I argued that the data show western Pennsylvania (centered around Pittsburgh) began a long period of relative decline in 1907, followed by absolute decline in the post-war period.  The revolutionary aspect of this argument is that conventional wisdom pegs decline in western Pennsylvania to the 1950s and 1960s with the introduction of cheap foreign steel, the decline of the railroads, the shift from urbanism to suburbanism, and the end of artificial stimulation brought about by World War I and World War II.

My purpose in starting this blog is to provide commentary on the current state of our political economy and sound a clarion call for complete re-evaluation of how the United States approaches fiscal and monetary policy.  I argue that the American Century is over, and that the United States is entering perhaps the greatest economic crisis in the history of the republic.  While I cannot foretell the timing of this, I can tell you it will happen as we have set the stage for crisis of massive proportions by our wanton borrowing, runaway health costs, destabilized job markets, and financial industry deregulation.  In fact, I wrote to the New York Times in March 1995, that then Secretary of the Treasury Robert Rubin’s push to repeal Glass-Steagall would usher in a new era of Robber Barons–I think the credit crisis of the past 18 months is testimony to my perspicacity.

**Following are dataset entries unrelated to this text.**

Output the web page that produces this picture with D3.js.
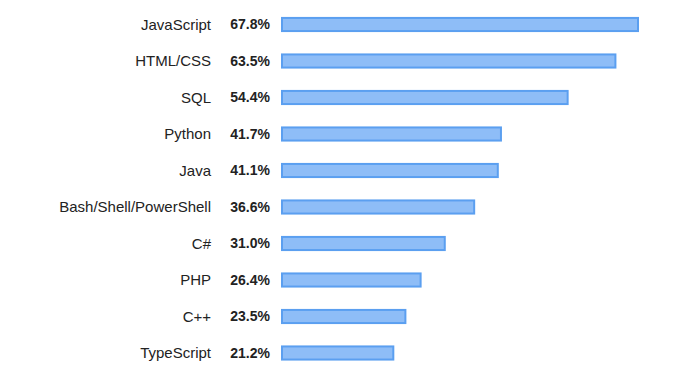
<!DOCTYPE html>
<html><head><meta charset="utf-8">
<script src="https://cdn.jsdelivr.net/npm/d3@7"></script>
<style>body{margin:0;background:#fff;} svg{display:block;}</style>
</head><body>
<script>
const languages = ["JavaScript","HTML/CSS","SQL","Python","Java","Bash/Shell/PowerShell","C#","PHP","C++","TypeScript"];
const percents = [67.8,63.5,54.4,41.7,41.1,36.6,31.0,26.4,23.5,21.2];

const W = 700, H = 370;
const svg = d3.select("body").append("svg").attr("width", W).attr("height", H);
const x = d3.scaleLinear().domain([0, 67.8]).range([282, 638]);
const y = d3.scaleBand().domain(languages).range([6.25, 371.25]).paddingInner(0.64).paddingOuter(0.32);
const font = "'Liberation Sans', Arial, sans-serif";

const rows = svg.selectAll("g.row").data(languages).enter().append("g").attr("class","row");
rows.append("rect")
  .attr("x", x(0))
  .attr("y", d => y(d))
  .attr("width", (d,i) => x(percents[i]) - x(0))
  .attr("height", y.bandwidth())
  .attr("fill", "#8ebdf7")
  .attr("stroke", "#5b9ff0")
  .attr("stroke-width", 2);
rows.append("text")
  .attr("x", 211).attr("y", d => y(d) + y.bandwidth()/2)
  .attr("dy", "0.35em").attr("text-anchor","end")
  .attr("font-family", font).attr("font-size", 15).attr("fill","#222")
  .text(d => d);
rows.append("text")
  .attr("x", 270).attr("y", d => y(d) + y.bandwidth()/2)
  .attr("dy", "0.35em").attr("text-anchor","end")
  .attr("font-family", font).attr("font-size", 14).attr("font-weight","bold").attr("fill","#222")
  .text((d,i) => percents[i].toFixed(1) + "%");
</script>
</body></html>
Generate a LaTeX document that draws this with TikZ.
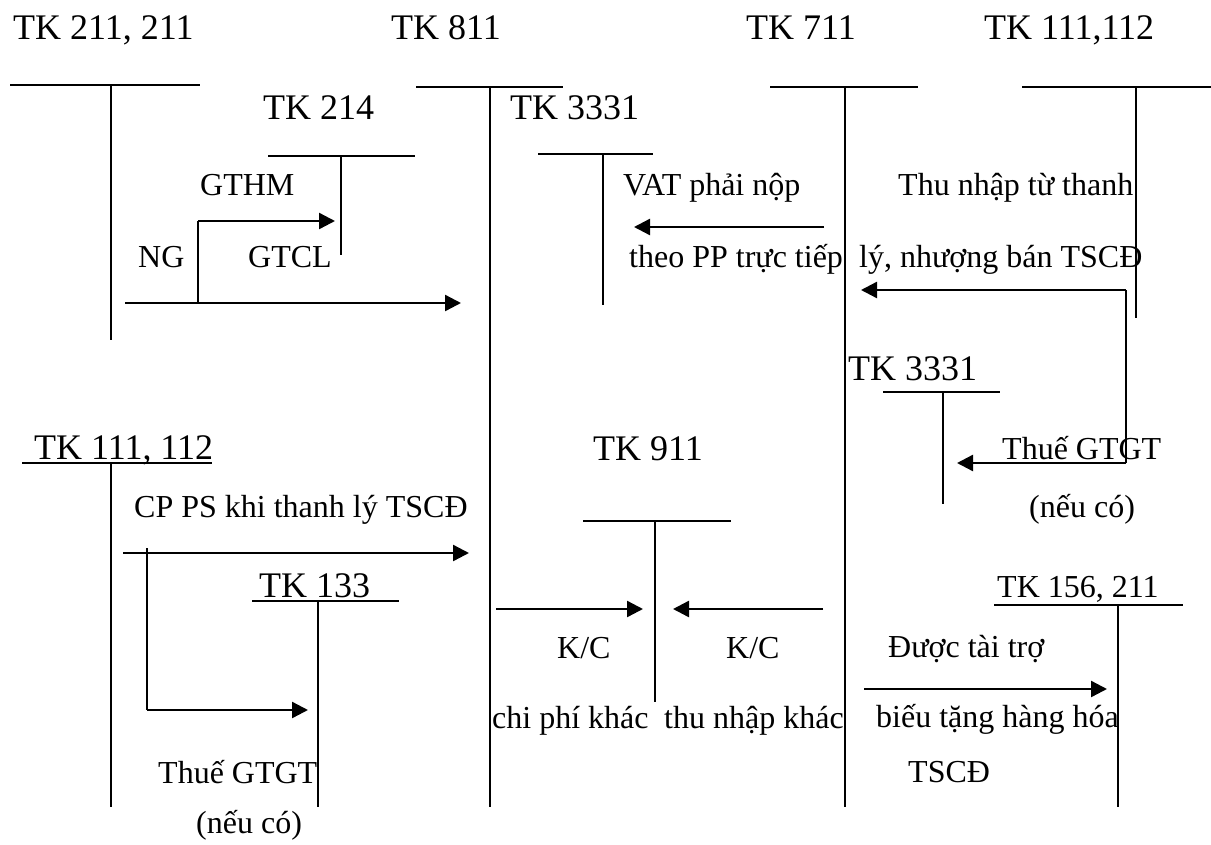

Though you may see my comments as being overly pessimistic, please realize I am not a pessimist, cassandra, doomsayer, or defeatist.  Far from it.  I am a realist who subscribes to the theory of Long Waves in capitalism.  What this means, in short, is that there are multiple levels at which the macroeconomic cycles of prosperity and contraction that propel the fortunes and misfortunes of any capitalist society are interacting.  Think about seasonality in a particular business–there are lean times and there are times when the business is generating incredible cash flow and internal rates of return.  Now think about whole sectors of the economy–there are times when a sector like high tech (1992-1999) is white hot, and times when demand trails off and the sector contracts as it cools off.  Now think about long term macro cycles–there are decades of prosperity, followed by years of economic contraction.  Now think about the long wave of capitalism–it is the broadest of these cycles.

 

 These factors are impacted by all manner of externalities as well as intrinsic laws of supply and demand, profit maximization, conservation, and innovation.  As governments monitor the activity of their economies –through data on money supply, interest rates, inflation rates, employment rates, foreign exchange rates, trade balances, debt obligation, and sector spending across consumers, producers, and government–they try to “steer the ship” by enacting legislation, enforcing regulations, and influencing large institutions by increasing or decreasing access to capital.  The effects of this during “normal times” are to keep things basically on track.  But, if they make a wrong bet, or if things heat up beyond the ability of governmental levers to have a tangible impact, the trajectory of the economy speeds up and the wild swings of the business cycle become susceptible to amplification.